Suasana malam di Kampoeng Percik, di Dukuh Turusan, Salatiga, itu menghalau lelah seharian. Tak ada tempat bagi keributan di pikiran, ketika seluruh labirin rasa dipenuhi keheningan. Suara daun jatuh pun terasa seperti getaran nada yang melayang di udara, dan saya ingin menangkapnya. Ting..!
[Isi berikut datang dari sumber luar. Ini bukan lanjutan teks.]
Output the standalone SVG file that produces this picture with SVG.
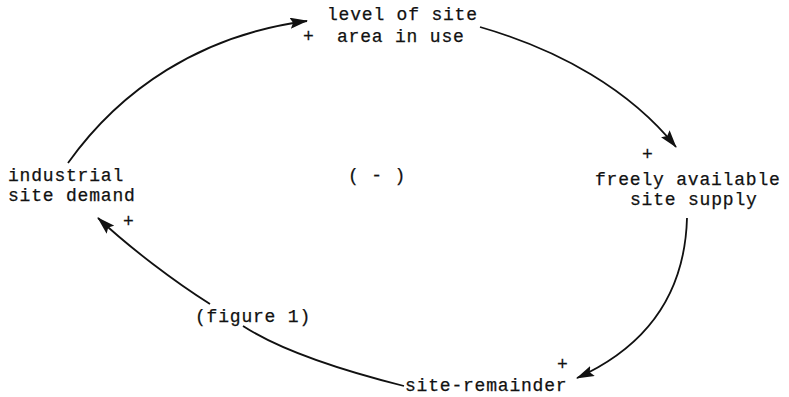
<svg xmlns="http://www.w3.org/2000/svg" width="789" height="397" viewBox="0 0 789 397">
<style>
text{font-family:"Liberation Mono","Courier New",monospace;font-size:18px;letter-spacing:0.8px;fill:#111;stroke:#111;stroke-width:0.25}
.c{fill:none;stroke:#111;stroke-width:1.8}
</style>
<defs>
<marker id="ah" viewBox="0 0 18 11" refX="17" refY="5.5" markerWidth="18" markerHeight="11" markerUnits="userSpaceOnUse" orient="auto">
<path d="M0,0 L18,5.5 L0,11 L3,5.5 Z" fill="#111"/>
</marker>
</defs>
<rect width="789" height="397" fill="#fff"/>
<g id="connectors">
<path class="c" d="M68,163 C120,90 200,35 307,21" marker-end="url(#ah)"/>
<path class="c" d="M480,27 C560,50 630,90 676,147" marker-end="url(#ah)"/>
<path class="c" d="M687,218 C685,290 650,345 577,378" marker-end="url(#ah)"/>
<path class="c" d="M404,386 C340,370 280,350 243,326"/>
<path class="c" d="M210,304 C175,282 130,248 98,218" marker-end="url(#ah)"/>
</g>
<g id="level">
<text x="327" y="20">level of site</text>
<text x="303" y="42">+</text>
<text x="337" y="42">area in use</text>
</g>
<g id="supply">
<text x="642" y="160">+</text>
<text x="595" y="185">freely available</text>
<text x="630" y="205">site supply</text>
</g>
<g id="remainder">
<text x="557" y="370">+</text>
<text x="405" y="391">site-remainder</text>
</g>
<g id="figure">
<text x="195" y="322">(figure 1)</text>
</g>
<g id="demand">
<text x="8" y="181">industrial</text>
<text x="8" y="201">site demand</text>
<text x="123" y="227">+</text>
</g>
<g id="loop">
<text x="348" y="181">( - )</text>
</g>
</svg>
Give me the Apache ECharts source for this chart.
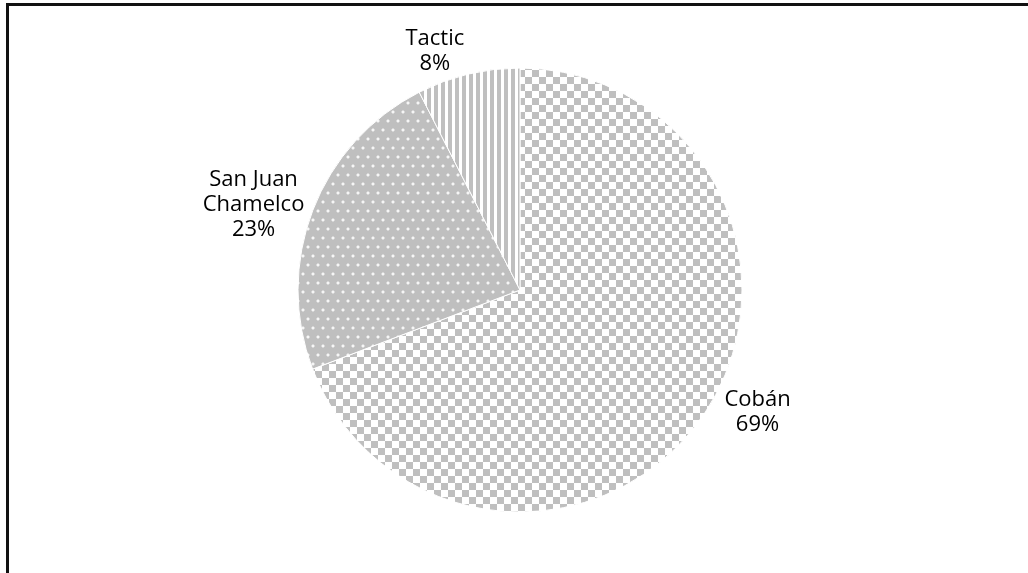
<!DOCTYPE html>
<html>
<head>
<meta charset="utf-8">
<script src="https://cdn.jsdelivr.net/npm/echarts@6/dist/echarts.min.js"></script>
<style>
html,body{margin:0;padding:0;background:#fff;}
#chart{position:absolute;left:0;top:0;width:1028px;height:573px;}
#frame{position:absolute;left:6px;top:3px;width:1022px;height:570px;border-top:3px solid #111;border-left:3px solid #111;box-sizing:border-box;pointer-events:none;}
</style>
</head>
<body>
<div id="chart"></div>
<div id="frame"></div>
<script>
const categories = ['Cobán', 'San Juan Chamelco', 'Tactic'];
const values = [69.2, 23.3, 7.5];

// small label nudges (style only) to mimic the spreadsheet's outside-end placement
const labelNudge = { 'Cobán': [4, -8], 'San Juan Chamelco': [10, -3], 'Tactic': [9, -15] };

function makePattern(w, h, draw) {
  const c = document.createElement('canvas');
  c.width = w; c.height = h;
  const ctx = c.getContext('2d');
  draw(ctx);
  return { image: c, repeat: 'repeat' };
}
const GRAY = '#bfbfbf';
const checker = makePattern(14, 14, ctx => {
  ctx.fillStyle = '#fff'; ctx.fillRect(0, 0, 14, 14);
  ctx.fillStyle = GRAY; ctx.fillRect(0, 0, 7, 7); ctx.fillRect(7, 7, 7, 7);
});
const dots = makePattern(10, 18, ctx => {
  ctx.fillStyle = GRAY; ctx.fillRect(0, 0, 10, 18);
  ctx.fillStyle = '#d6d6d6';
  ctx.fillRect(1, 3, 4, 2); ctx.fillRect(2, 2, 2, 4);
  ctx.fillRect(6, 12, 4, 2); ctx.fillRect(7, 11, 2, 4);
  ctx.fillStyle = '#f6f6f6'; ctx.fillRect(2, 3, 2, 2); ctx.fillRect(7, 12, 2, 2);
});
const stripes = makePattern(7, 7, ctx => {
  ctx.fillStyle = '#fff'; ctx.fillRect(0, 0, 7, 7);
  ctx.fillStyle = GRAY; ctx.fillRect(0, 0, 4, 7);
});
const fills = [checker, dots, stripes];

function wrap(name, maxChars) {
  const words = name.split(' ');
  const lines = [];
  let cur = '';
  words.forEach(w => {
    if (cur && (cur + ' ' + w).length > maxChars) { lines.push(cur); cur = w; }
    else { cur = cur ? cur + ' ' + w : w; }
  });
  if (cur) lines.push(cur);
  return lines;
}

const chart = echarts.init(document.getElementById('chart'), null, { renderer: 'canvas' });
const data = categories.map((n, i) => ({ name: n, value: values[i], itemStyle: { color: fills[i] } }));

chart.setOption({
  animation: false,
  series: [
    {
      type: 'pie',
      center: [520, 290],
      radius: [0, 222],
      startAngle: 90,
      clockwise: true,
      silent: true,
      percentPrecision: 0,
      avoidLabelOverlap: false,
      itemStyle: { borderColor: '#fff', borderWidth: 1 },
      label: {
        show: true,
        position: 'outside',
        formatter: p => wrap(p.name, 10).concat([p.percent + '%']).map(s => '{c|' + s + '}').join('\n'),
        fontFamily: 'Open Sans',
        fontSize: 22,
        lineHeight: 25,
        color: '#000',
        rich: {
          c: { align: 'center', fontFamily: 'Open Sans', fontSize: 22, lineHeight: 25, color: '#000' }
        }
      },
      labelLine: { show: false, length: 8, length2: 6 },
      labelLayout: params => {
        const n = labelNudge[categories[params.dataIndex]] || [0, 0];
        return { dx: n[0], dy: n[1] };
      },
      data: data
    }
  ]
});
</script>
</body>
</html>
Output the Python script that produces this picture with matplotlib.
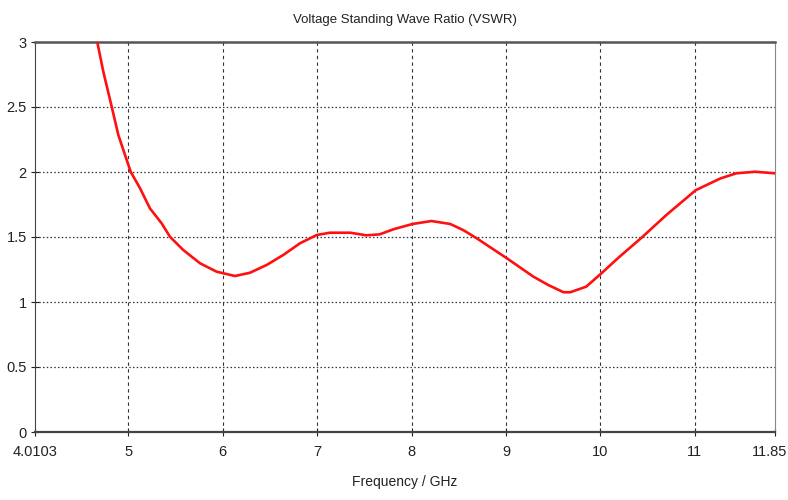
import matplotlib
matplotlib.use('Agg')
import matplotlib.pyplot as plt
import matplotlib.transforms as mtransforms

plt.rcParams['font.family'] = ['Liberation Sans', 'DejaVu Sans']

# values
freq = [4.670, 4.734, 4.823, 4.893, 4.964, 5.024, 5.123, 5.228, 5.352, 5.440,
        5.581, 5.758, 5.935, 6.129, 6.288, 6.465, 6.641, 6.818, 6.994, 7.135,
        7.35, 7.52, 7.66, 7.81, 8.01, 8.21, 8.41, 8.55, 8.69, 9.01, 9.29,
        9.45, 9.61, 9.68, 9.85, 10.01, 10.19, 10.44, 10.70, 11.01, 11.27,
        11.44, 11.64, 11.85]
vswr = [3.00, 2.772, 2.502, 2.285, 2.131, 2.002, 1.875, 1.720, 1.605, 1.502,
        1.400, 1.298, 1.233, 1.200, 1.225, 1.285, 1.362, 1.452, 1.515, 1.533,
        1.533, 1.513, 1.520, 1.560, 1.600, 1.623, 1.600, 1.552, 1.490, 1.336, 1.195,
        1.13, 1.075, 1.075, 1.118, 1.220, 1.340, 1.497, 1.670, 1.860, 1.950,
        1.990, 2.002, 1.990]

x_ticks = [4.0103, 5, 6, 7, 8, 9, 10, 11, 11.85]
x_labels = ['4.0103', '5', '6', '7', '8', '9', '10', '11', '11.85']
y_ticks = [0, 0.5, 1, 1.5, 2, 2.5, 3]
y_labels = ['0', '0.5', '1', '1.5', '2', '2.5', '3']

fig = plt.figure(figsize=(7.88, 5.0), dpi=100)
ax = fig.add_axes([35 / 788, 68 / 500, 740 / 788, 390 / 500])

ax.plot(freq, vswr, color='#ff1010', lw=1.9, zorder=3,
        solid_joinstyle='round', solid_capstyle='round')

ax.set_xlim(x_ticks[0], x_ticks[-1])
ax.set_ylim(0, 3)
ax.set_xticks(x_ticks)
ax.set_xticklabels(x_labels)
ax.set_yticks(y_ticks)
ax.set_yticklabels(y_labels)
ax.tick_params(direction='inout', length=6, width=0.8, labelsize=10.5, colors='#222222')
ax.tick_params(axis='x', pad=6)
ax.tick_params(axis='y', pad=3)

# last x label sits at the figure edge, nudge it in a bit
last = ax.get_xticklabels()[-1]
last.set_transform(last.get_transform() +
                   mtransforms.ScaledTranslation(-5 / 100, 0, fig.dpi_scale_trans))

# grid: dashed verticals, dotted horizontals, interior only
for xv in x_ticks[1:-1]:
    ax.axvline(xv, color='#333333', lw=0.8, ls=(0, (3, 3)), zorder=1)
for yv in y_ticks[1:-1]:
    ax.axhline(yv, color='#333333', lw=0.9, ls=(0, (1.2, 1.8)), zorder=1)

ax.spines['top'].set_linewidth(1.8)
ax.spines['top'].set_color('#555555')
ax.spines['bottom'].set_linewidth(1.6)
ax.spines['bottom'].set_color('#444444')
ax.spines['left'].set_color('#444444')
ax.spines['right'].set_color('#888888')

ax.set_title('Voltage Standing Wave Ratio (VSWR)', fontsize=9.5, pad=14, color='#222222')
ax.set_xlabel('Frequency / GHz', fontsize=10, labelpad=12, color='#222222')

plt.savefig('out.png', dpi=100)
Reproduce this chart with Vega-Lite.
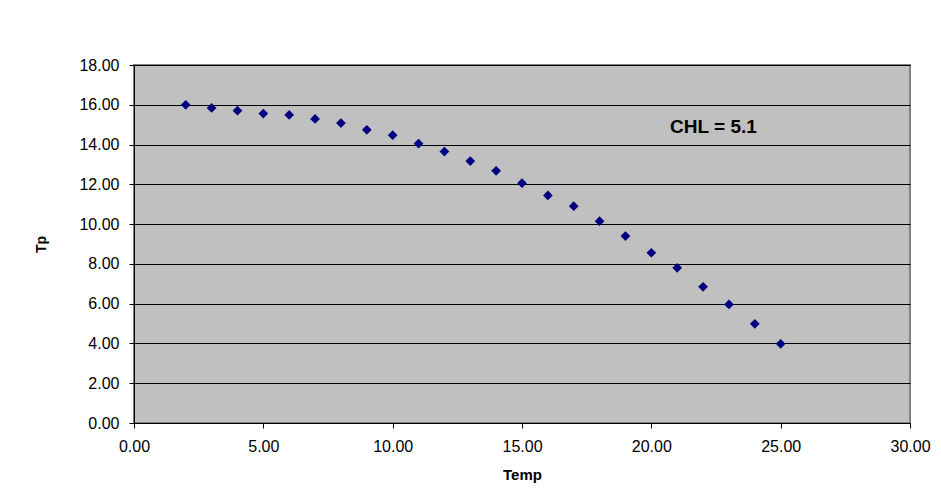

Ketika menginjakkan kaki di tempat itu suatu siang, saya merasakan perasaan aneh yang tiba-tiba mengetuk pintu ruang ingatan. Saya mengenali sudut-sudutnya; sungai kecil di samping depan; tanaman cleresdeae sebagai pagar hidup; dua kompleks pekuburan yang mengapitnya. Rasanya saya pernah tinggal di situ berpuluh waktu lalu. Saya bahkan mengenali orang-orangnya, meskipun baru pertama kali bertemu. Rasanya seperti pulang. Ah, déjà vu….

Kejutan-kejutan kecil yang mengembalikan ingatan ke masa kanak-kanak tercecer di mana-mana. Suasana itu melemaskan dahi berkerut setelah mengikuti diskusi sepanjang hari mengenai dinamika (politik) penataan daerah yang penuh intrik.

Suatu siang saya menemukan sekumpulan telur ayam di sebuah kotak kayu dialasi serpihan kertas bekas di balik risban di pojok rumah, bertuliskan, “Jangan ambil telurku ya….”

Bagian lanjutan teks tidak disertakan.